His reputation consolidated quickly. The soundtracks for Himalaya in 1999 and Les rivières pourpres in 2000 confirmed his ability to compose across vastly different cinematic genres, from ethnographic documentary to thriller. He became a fixture on French blockbusters, contributing to films including Belphegar and Vidocq. After completing the score for Winged Migration in 2001, Coulais announced that he intended to reduce his film commitments significantly and redirect his energy toward other creative projects, including an opera for children and collaborative work with the hip-hop group IAM, led by Akhenaton, and with the Corsican ensemble A Filetta, with whom he had been working since scoring Jacques Weber's Don Juan in 1998.
Despite this announced redirection, Coulais continued accepting film work selectively. In 2004, he wrote the score for Les choristes, directed by Christophe Barratier and featuring Jean-Baptiste Maunier in the lead soprano singing role. The film, set in a postwar French boys' boarding school and centered on a music teacher who transforms the lives of troubled students through choral singing, became an international phenomenon. The soundtrack achieved a level of emotional resonance that matched the film's success, and Coulais won his third César Award for the score. The song "Vois sur ton chemin," featuring the voices of children, was nominated for the Academy Award for Best Original Song, bringing international attention to a body of work that had previously been celebrated almost exclusively within France.

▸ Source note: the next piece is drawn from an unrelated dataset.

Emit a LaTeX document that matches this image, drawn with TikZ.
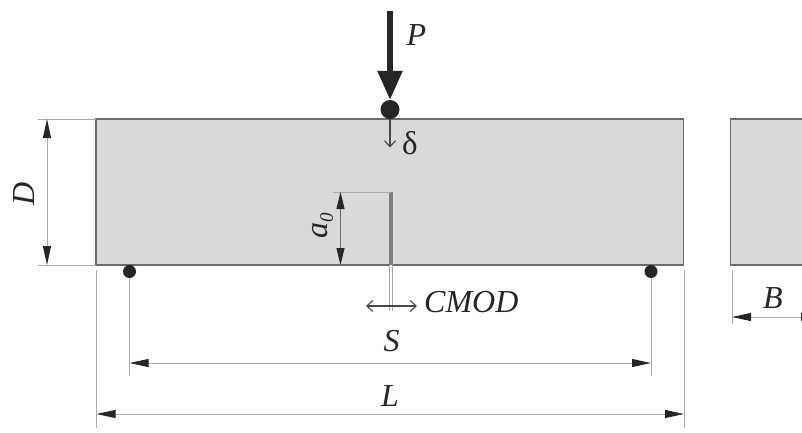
\documentclass[tikz,border=0pt]{standalone}
\usepackage{fontspec}
\setmainfont{Liberation Serif}
\usetikzlibrary{arrows.meta}
\definecolor{beamfill}{HTML}{D8DAD9}
\definecolor{edge}{HTML}{6A6B6A}
\definecolor{notchgrey}{HTML}{7E7F7E}
\definecolor{ink}{HTML}{262626}
\definecolor{thin}{HTML}{ABABAB}
\tikzset{
  block/.style={draw=edge,line width=1.6pt,fill=beamfill,inner sep=0pt,outer sep=0pt,anchor=north west},
  dim/.style={draw=thin,line width=1pt},
  dimarrow/.style={dim,{Triangle[length=19pt,width=8pt,color=ink]}-{Triangle[length=19pt,width=8pt,color=ink]}},
  ext/.style={draw=thin,line width=0.8pt},
  small/.style={draw=ink!85,line width=1.1pt,-{Straight Barb[length=6pt,width=11pt]}},
  smalltwo/.style={draw=ink!85,line width=1.1pt,{Straight Barb[length=6pt,width=11pt]}-{Straight Barb[length=6pt,width=11pt]}},
  lab/.style={font=\fontsize{32}{32}\selectfont\itshape,text=ink,inner sep=0pt},
  ball/.style={circle,fill=ink,inner sep=0pt},
}
\begin{document}
\begin{tikzpicture}[x=1pt,y=-1pt]
\useasboundingbox (0,0) rectangle (802,432);
\clip (0,0) rectangle (802,432);
% blocks
\node[block,minimum width=587.5pt,minimum height=146pt] (beam) at (96,119) {};
\node[block,minimum width=90pt,minimum height=146pt] (side) at (730.5,119) {};
% notch
\coordinate (notchtop) at (391,192);
\coordinate (notchbot) at (391,265);
\draw[draw=notchgrey,line width=3.2pt] (notchtop) -- (notchbot);
% load
\node[ball,minimum size=19pt] (loadball) at (390,109.5) {};
\coordinate (ptop) at (390,11);
\draw[draw=ink,line width=5.5pt,-{Triangle[length=29pt,width=24pt,color=ink]}] (ptop) -- (loadball.north);
\node[lab] (plabel) at (416.5,35) {P};
% delta
\coordinate (dtip) at (390,147.5);
\draw[small] (loadball.south) -- (dtip);
\node[font=\fontsize{33}{33}\selectfont,text=ink,inner sep=0pt] (dlabel) at (410,143) {δ};
% supports
\node[ball,minimum size=13pt] (supl) at (129.5,271.5) {};
\node[ball,minimum size=13pt] (supr) at (651,271.5) {};
% D dimension
\coordinate (dt0) at (38,119);
\coordinate (db0) at (38,265);
\coordinate (dta) at (47,119);
\coordinate (dba) at (47,265);
\draw[ext] (dt0) -- (beam.north west);
\draw[ext] (db0) -- (beam.south west);
\draw[dimarrow] (dta) -- (dba);
\node[lab,rotate=90] (Dlabel) at (24,194) {D};
% a0 dimension
\coordinate (a0ext) at (333,192);
\coordinate (a0t) at (340.5,192);
\coordinate (a0b) at (340.5,265);
\draw[ext] (a0ext) -- (notchtop);
\draw[dim,draw=edge,{Triangle[length=17pt,width=8pt,color=ink]}-{Triangle[length=17pt,width=8pt,color=ink]}] (a0t) -- (a0b);
\node[lab,rotate=90] (alabel) at (323,226) {a\raisebox{-5pt}{\fontsize{19}{19}\selectfont 0}};
% CMOD
\coordinate (cmodbot) at (391,311);
\coordinate (cmodl) at (366,306);
\coordinate (cmodr) at (417,306);
\draw[draw=thin,line width=3.6pt] (notchbot) -- (cmodbot);
\draw[draw=white,line width=1.8pt] (notchbot) -- (cmodbot);
\draw[smalltwo] (cmodl) -- (cmodr);
\node[lab,anchor=west] (cmodlabel) at (424,302) {CMOD};
% S dimension
\coordinate (sl) at (129.5,363);
\coordinate (sr) at (651,363);
\coordinate (slext) at (129.5,376);
\coordinate (srext) at (651,376);
\draw[ext] (supl) -- (slext);
\draw[ext] (supr) -- (srext);
\draw[dimarrow] (sl) -- (sr);
\node[lab] (Slabel) at (391.5,341) {S};
% L dimension
\coordinate (ll) at (96.5,414);
\coordinate (lr) at (684,414);
\coordinate (llt) at (96.5,270);
\coordinate (lrt) at (684,270);
\coordinate (llb) at (96.5,428);
\coordinate (lrb) at (684,428);
\draw[ext] (llt) -- (llb);
\draw[ext] (lrt) -- (lrb);
\draw[dimarrow] (ll) -- (lr);
\node[lab] (Llabel) at (390,396.5) {L};
% B dimension
\coordinate (bt) at (732,271);
\coordinate (bb) at (732,324);
\coordinate (bl) at (732,317);
\coordinate (br) at (820,317);
\draw[ext] (bt) -- (bb);
\draw[dimarrow] (bl) -- (br);
\node[lab] (Blabel) at (773,298) {B};
\end{tikzpicture}
\end{document}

Coulais won the Annie Award in the Music in a Feature Production category at the 37th Annie Awards in 2009 for his score for Coraline, Henry Selick's animated adaptation of Neil Gaiman's dark fantasy novel. That same year he collaborated with the Irish traditional music group Kila to produce the score for Tomm Moore's animated film The Secret of Kells, which drew from the history of the famous illuminated manuscript. The score blended Continental European and Celtic musical traditions in a way that critics found particularly effective.
In 2013, he composed the music for Lady O, an evening show at the Futuroscope theme park in France, directed by Skertzò and featuring singer Nolwenn Leroy as the storyteller. In 2022, the World Soundtrack Academy honored him with its Lifetime Achievement Award, a recognition of the full arc of a career that had quietly reshaped what French film music could be. Across all of his work, certain qualities persist: a fondness for operatic structure and the human voice, particularly children's voices, a pursuit of unusual sonic textures, and a genuine interest in mixing musical traditions from different cultures into something distinctly his own.